- TASK TO CARRY OUT: Starting at the first line of the data, print each line verbatim up to and including the line bearing "const yTicks = [0.0,0.2,0.4,0.6,0.8,1.0];", omitting pictures.
==*==
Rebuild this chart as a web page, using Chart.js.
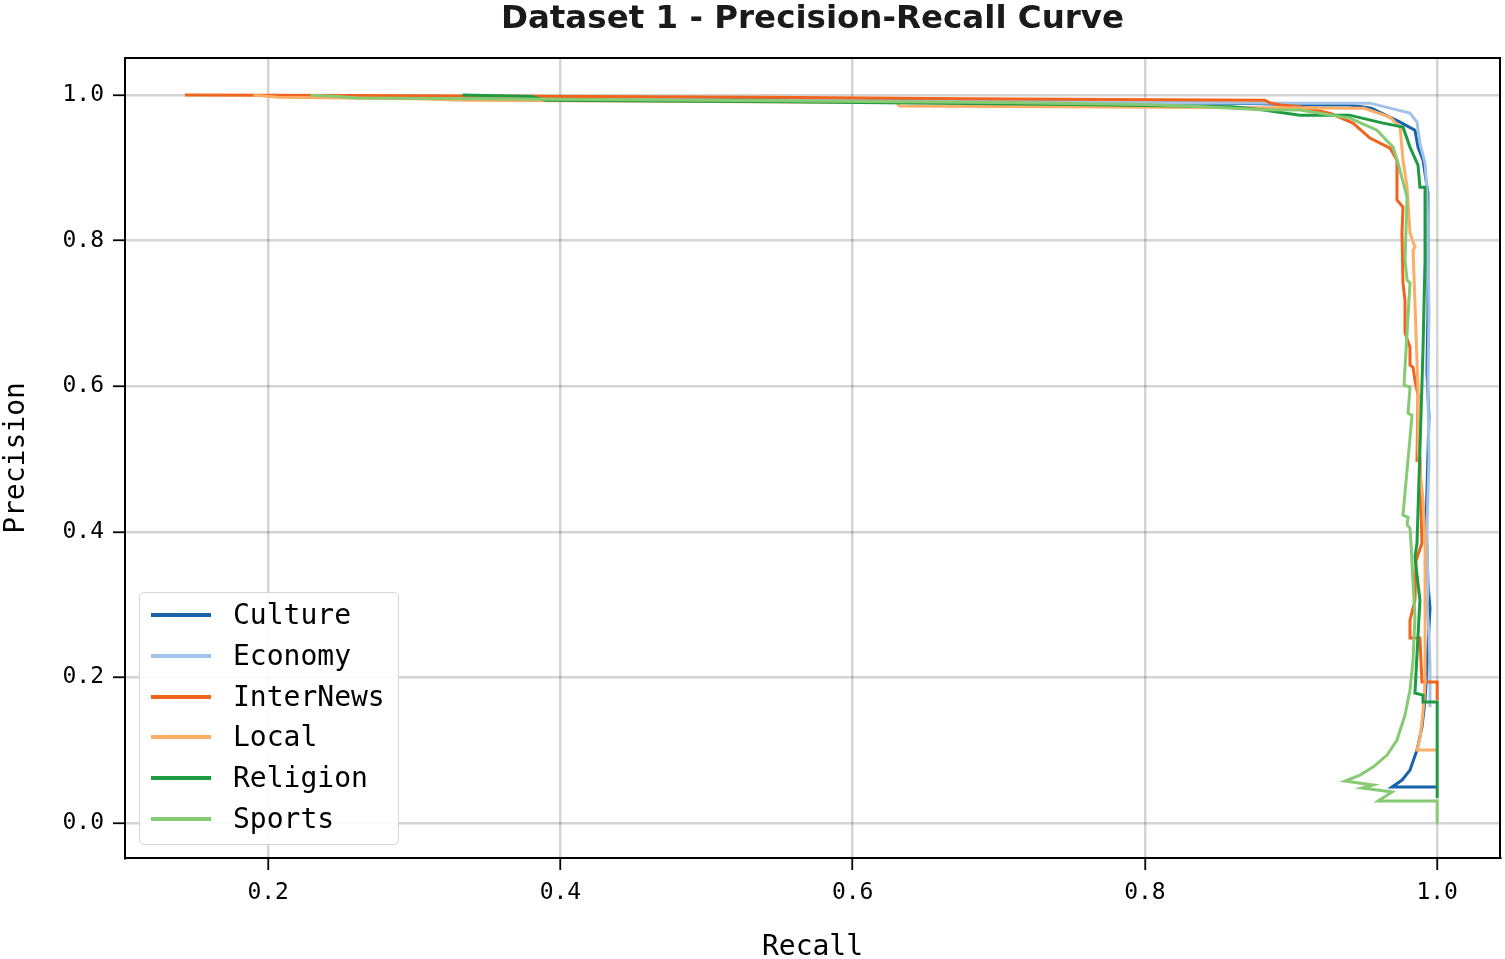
<!DOCTYPE html>
<html><head><meta charset="utf-8">
<script src="https://cdn.jsdelivr.net/npm/chart.js@4/dist/chart.umd.min.js"></script>
<style>
html,body{margin:0;padding:0;background:#fff;}
#wrap{position:relative;width:1505px;height:959px;}
canvas{display:block;}
#legend{position:absolute;left:139px;top:592px;width:258px;height:251px;border:1.5px solid #d4d4d4;border-radius:5px;background:rgba(255,255,255,0.9);font-family:"DejaVu Sans Mono",monospace;font-size:28px;color:#000;}
#legend .item{position:absolute;left:0;width:258px;height:40px;}
#legend .swatch{position:absolute;left:11px;top:18px;width:60px;height:4px;}
#legend .lbl{position:absolute;left:93px;top:0;line-height:40px;white-space:nowrap;}
</style>
</head><body>
<div id="wrap"><canvas id="c" width="1505" height="959"></canvas><div id="legend"></div></div>
<script>
const seriesNames = ["Culture","Economy","InterNews","Local","Religion","Sports"];
const seriesColors = ["#1764ab","#a3c2e8","#f0641e","#fdad65","#1e9b40","#86cb73"];
const xTicks = [0.2,0.4,0.6,0.8,1.0];
const yTicks = [0.0,0.2,0.4,0.6,0.8,1.0];

const cultureRecall    = [0.203,0.22,0.5,0.8,0.88,0.906,0.94,0.955,0.9746,0.9848,0.9869,0.9903,0.9937,0.9937,0.993,0.9944,0.9924,0.9937,0.9951,0.993,0.9917,0.9896,0.9862,0.9814,0.976,0.9691,1.0];
const culturePrecision = [1.0,0.998,0.995,0.99,0.988,0.9863,0.9863,0.982,0.9629,0.9519,0.9286,0.9107,0.8654,0.7047,0.62,0.5577,0.4121,0.33,0.2953,0.2143,0.169,0.1319,0.1003,0.0728,0.0591,0.0495,0.0495];

const economyRecall    = [0.205,0.22,0.4,0.55,0.67,0.8,0.906,0.954,0.9814,0.9862,0.9882,0.9917,0.993,0.9937,0.9944,0.9937,0.9944,0.993,0.9937,0.993,0.9944,0.9951,0.9951];
const economyPrecision = [1.0,0.997,0.995,0.993,0.992,0.99,0.989,0.989,0.9753,0.9629,0.9341,0.9066,0.87,0.8,0.7,0.6,0.5,0.4,0.32,0.2967,0.26,0.217,0.1593];

const interNewsRecall    = [0.143,0.3,0.54,0.677,0.882,0.886,0.893,0.906,0.927,0.9424,0.954,0.9677,0.9725,0.9725,0.9766,0.9759,0.9766,0.978,0.978,0.9814,0.9814,0.9835,0.9848,0.9869,0.9862,0.9882,0.9896,0.9855,0.9848,0.9814,0.9814,0.9882,0.9896,1.0,1.0];
const interNewsPrecision = [1.0,0.999,0.997,0.995,0.993,0.989,0.9863,0.984,0.975,0.9615,0.941,0.9272,0.9107,0.856,0.8462,0.8104,0.7418,0.718,0.6731,0.6538,0.6291,0.626,0.608,0.588,0.4986,0.5,0.3846,0.36,0.3063,0.2788,0.2541,0.2541,0.1937,0.1937,0.169];

const localRecall    = [0.19,0.207,0.3,0.335,0.63,0.632,0.95,0.9677,0.9746,0.9766,0.9794,0.9814,0.9848,0.9835,0.9869,0.9869,0.9903,0.9917,0.9917,0.991,0.9896,0.9882,0.9862,1.0];
const localPrecision = [1.0,0.997,0.995,0.993,0.99,0.985,0.982,0.9698,0.956,0.911,0.8736,0.8104,0.7912,0.787,0.5948,0.512,0.4437,0.3846,0.1964,0.169,0.1387,0.1168,0.1003,0.1003];

const religionRecall    = [0.333,0.38,0.39,0.55,0.75,0.86,0.88,0.906,0.94,0.963,0.9766,0.9814,0.9869,0.9882,0.9917,0.9917,0.9903,0.9882,0.9862,0.9848,0.9882,0.9848,0.9903,0.9903,1.0,1.0];
const religionPrecision = [1.0,0.998,0.993,0.991,0.987,0.984,0.98,0.9725,0.9725,0.9615,0.956,0.9286,0.9038,0.8736,0.8736,0.7734,0.6497,0.5124,0.3846,0.3654,0.3063,0.1786,0.1758,0.1662,0.1662,0.0343];

const sportsRecall    = [0.229,0.248,0.26,0.5,0.7,0.8,0.84,0.88,0.906,0.9403,0.9588,0.9698,0.9732,0.9794,0.978,0.9794,0.9814,0.9773,0.9814,0.9801,0.9828,0.9766,0.9801,0.9794,0.9814,0.9821,0.9835,0.9848,0.9835,0.9814,0.978,0.9725,0.9657,0.9561,0.9472,0.9369,0.9561,0.9486,0.9691,0.9596,1.0,1.0];
const sportsPrecision = [1.0,0.998,0.996,0.993,0.99,0.987,0.984,0.98,0.9794,0.9684,0.9519,0.9286,0.9066,0.8599,0.7734,0.7459,0.7418,0.6016,0.5989,0.5632,0.56,0.4231,0.42,0.41,0.405,0.3846,0.3297,0.283,0.2239,0.1827,0.1484,0.114,0.0934,0.0769,0.0659,0.0577,0.0522,0.0481,0.0426,0.0302,0.0302,0.0];

const recalls = [cultureRecall,economyRecall,interNewsRecall,localRecall,religionRecall,sportsRecall];
const precisions = [culturePrecision,economyPrecision,interNewsPrecision,localPrecision,religionPrecision,sportsPrecision];

const MONO = "'DejaVu Sans Mono', monospace";

const datasets = seriesNames.map((name,i)=>({
  label: name,
  data: recalls[i].map((r,j)=>({x:r,y:precisions[i][j]})),
  borderColor: seriesColors[i],
  backgroundColor: seriesColors[i],
  borderWidth: 3,
  pointRadius: 0,
  tension: 0,
  fill: false,
  order: seriesNames.length - i
}));

const framePlugin = {
  id:'frame',
  afterDraw(chart){
    const a = chart.chartArea, ctx = chart.ctx;
    ctx.save();
    ctx.strokeStyle = '#000';
    ctx.lineWidth = 2;
    ctx.strokeRect(a.left, a.top, a.right-a.left, a.bottom-a.top);
    ctx.restore();
  }
};

const chart = new Chart(document.getElementById('c'), {
  type: 'line',
  data: { datasets },
  options: {
    responsive: false,
    animation: false,
    events: [],
    layout: { padding: { left: 0, right: 5, top: 0, bottom: 0 } },
    plugins: {
      legend: { display: false },
      tooltip: { enabled: false },
      title: {
        display: true,
        text: 'Dataset 1 - Precision-Recall Curve',
        fullSize: false,
        color: '#1a1a1a',
        font: { family: "'DejaVu Sans', sans-serif", weight: 'bold', size: 32.5, lineHeight: 1.2 },
        padding: { top: 0, bottom: 19 }
      }
    },
    scales: {
      x: {
        type: 'linear',
        min: 0.102, max: 1.043,
        afterBuildTicks: s => { s.ticks = xTicks.map(v=>({value:v})); },
        afterFit: s => { s.height = 101; },
        ticks: { callback: v => v.toFixed(1), font: { family: MONO, size: 23 }, color: '#000', padding: 9, maxRotation: 0 },
        grid: { color: 'rgba(0,0,0,0.17)', lineWidth: 2.5, tickColor: '#000', tickLength: 12, tickWidth: 1.8 },
        border: { color: '#000', width: 2 },
        title: { display: true, text: 'Recall', color: '#000', font: { family: MONO, size: 28, lineHeight: 0.8 }, padding: { top: 0, bottom: 0 } }
      },
      y: {
        type: 'linear',
        min: -0.048, max: 1.051,
        afterBuildTicks: s => { s.ticks = yTicks.map(v=>({value:v})); },
        afterFit: s => { s.width = 125; },
        ticks: { callback: v => v.toFixed(1), font: { family: MONO, size: 23 }, color: '#000', padding: 9 },
        grid: { color: 'rgba(0,0,0,0.17)', lineWidth: 2.5, tickColor: '#000', tickLength: 12, tickWidth: 1.8 },
        border: { color: '#000', width: 2 },
        title: { display: true, text: 'Precision', color: '#000', font: { family: MONO, size: 28, lineHeight: 1.2 }, padding: { top: 0, bottom: 0 } }
      }
    }
  },
  plugins: [framePlugin]
});

const leg = document.getElementById('legend');
chart.data.datasets.forEach((ds,i)=>{
  const it = document.createElement('div');
  it.className = 'item';
  it.style.top = (2 + i*40.8) + 'px';
  const sw = document.createElement('div');
  sw.className = 'swatch';
  sw.style.background = ds.borderColor;
  const lb = document.createElement('div');
  lb.className = 'lbl';
  lb.textContent = ds.label;
  it.appendChild(sw); it.appendChild(lb);
  leg.appendChild(it);
});
</script>
</body></html>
==*==
- SOLVED PROBLEM:
Rebuild this chart as a web page, using Chart.js.
<!DOCTYPE html>
<html><head><meta charset="utf-8">
<script src="https://cdn.jsdelivr.net/npm/chart.js@4/dist/chart.umd.min.js"></script>
<style>
html,body{margin:0;padding:0;background:#fff;}
#wrap{position:relative;width:1505px;height:959px;}
canvas{display:block;}
#legend{position:absolute;left:139px;top:592px;width:258px;height:251px;border:1.5px solid #d4d4d4;border-radius:5px;background:rgba(255,255,255,0.9);font-family:"DejaVu Sans Mono",monospace;font-size:28px;color:#000;}
#legend .item{position:absolute;left:0;width:258px;height:40px;}
#legend .swatch{position:absolute;left:11px;top:18px;width:60px;height:4px;}
#legend .lbl{position:absolute;left:93px;top:0;line-height:40px;white-space:nowrap;}
</style>
</head><body>
<div id="wrap"><canvas id="c" width="1505" height="959"></canvas><div id="legend"></div></div>
<script>
const seriesNames = ["Culture","Economy","InterNews","Local","Religion","Sports"];
const seriesColors = ["#1764ab","#a3c2e8","#f0641e","#fdad65","#1e9b40","#86cb73"];
const xTicks = [0.2,0.4,0.6,0.8,1.0];
const yTicks = [0.0,0.2,0.4,0.6,0.8,1.0];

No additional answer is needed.